State how many lines hold the string "matplotlib". Give the number and nothing else.

---------- Source material ----------

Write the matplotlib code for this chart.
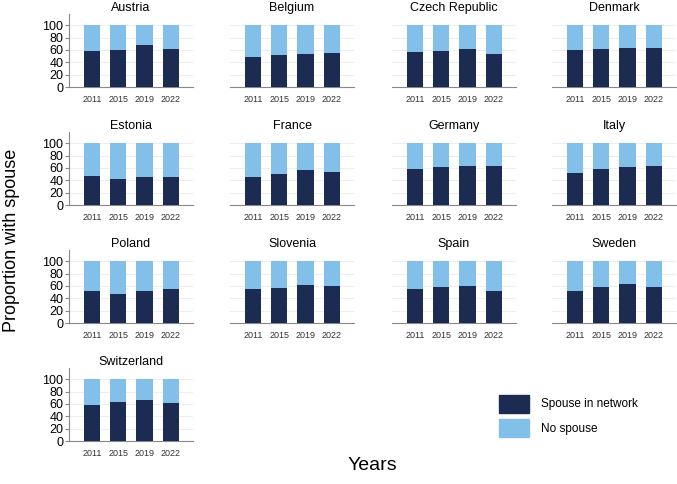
import matplotlib
matplotlib.use("Agg")
import matplotlib.pyplot as plt
from matplotlib.patches import Patch
import numpy as np

plt.rcParams['font.family'] = ['Liberation Sans', 'DejaVu Sans']

years = ['2011', '2015', '2019', '2022']
countries = ['Austria', 'Belgium', 'Czech Republic', 'Denmark',
             'Estonia', 'France', 'Germany', 'Italy',
             'Poland', 'Slovenia', 'Spain', 'Sweden',
             'Switzerland']

austria = [59, 60.5, 68.5, 61.5]
belgium = [48, 52, 53, 55]
czech = [57, 59, 62, 54]
denmark = [60.5, 62, 63.5, 63]
estonia = [47, 42.5, 45, 44.5]
france = [45, 49.5, 56, 54]
germany = [57.5, 61, 63.5, 63]
italy = [52.5, 58.5, 61, 62.5]
poland = [51, 47, 52.5, 54.5]
slovenia = [54.5, 56, 62, 59.5]
spain = [55, 58.5, 59.5, 52]
sweden = [52.5, 58.5, 63.5, 57.5]
switzerland = [58, 63, 66.5, 61]

spouse = [austria, belgium, czech, denmark, estonia, france, germany,
          italy, poland, slovenia, spain, sweden, switzerland]

DARK = '#1c2b52'
LIGHT = '#82c0ea'
W, H = 677, 484

fig = plt.figure(figsize=(W / 100, H / 100), dpi=100)

col_left = [69, 230, 392, 552]
row_zero = [87, 205, 323, 441]
ax_w = 124
ax_h = 73

x = np.arange(len(years))
for i, (name, vals) in enumerate(zip(countries, spouse)):
    r, c = divmod(i, 4)
    ax = fig.add_axes([col_left[c] / W, 1 - row_zero[r] / H, ax_w / W, ax_h / H])
    vals = np.array(vals)
    ax.bar(x, vals, width=0.62, color=DARK, zorder=3)
    ax.bar(x, 100 - vals, bottom=vals, width=0.62, color=LIGHT, zorder=3)
    ax.set_xlim(-0.88, 3.85)
    ax.set_ylim(0, 118)
    ax.set_yticks([0, 20, 40, 60, 80, 100])
    ax.grid(axis='y', color='#eeeeee', linewidth=0.8, zorder=0)
    ax.set_xticks(x)
    ax.set_xticklabels(years, fontsize=6.5, color='#333333')
    ax.tick_params(axis='x', length=0, pad=6)
    for s in ['top', 'right']:
        ax.spines[s].set_visible(False)
    ax.spines['bottom'].set_color('#888888')
    ax.spines['left'].set_color('#888888')
    if c == 0:
        ax.tick_params(axis='y', labelsize=9, length=3, color='#888888', pad=1)
    else:
        ax.spines['left'].set_visible(False)
        ax.tick_params(axis='y', left=False, labelleft=False)
    ax.set_title(name, fontsize=9, pad=1)

fig.text(12 / W, 1 - 240 / H, 'Proportion with spouse', rotation=90,
         fontsize=13, ha='center', va='center')
fig.text(372 / W, 1 - 466 / H, 'Years', fontsize=14, ha='center', va='center')

handles = [Patch(color=DARK, label='Spouse in network'),
           Patch(color=LIGHT, label='No spouse')]
fig.legend(handles=handles, loc='upper left', bbox_to_anchor=(488 / W, 1 - 384 / H),
           frameon=False, fontsize=8.5, handlelength=2.6, handleheight=2.0,
           labelspacing=0.5, handletextpad=1.0)

fig.savefig('out.png', dpi=100)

----------

In response >> 5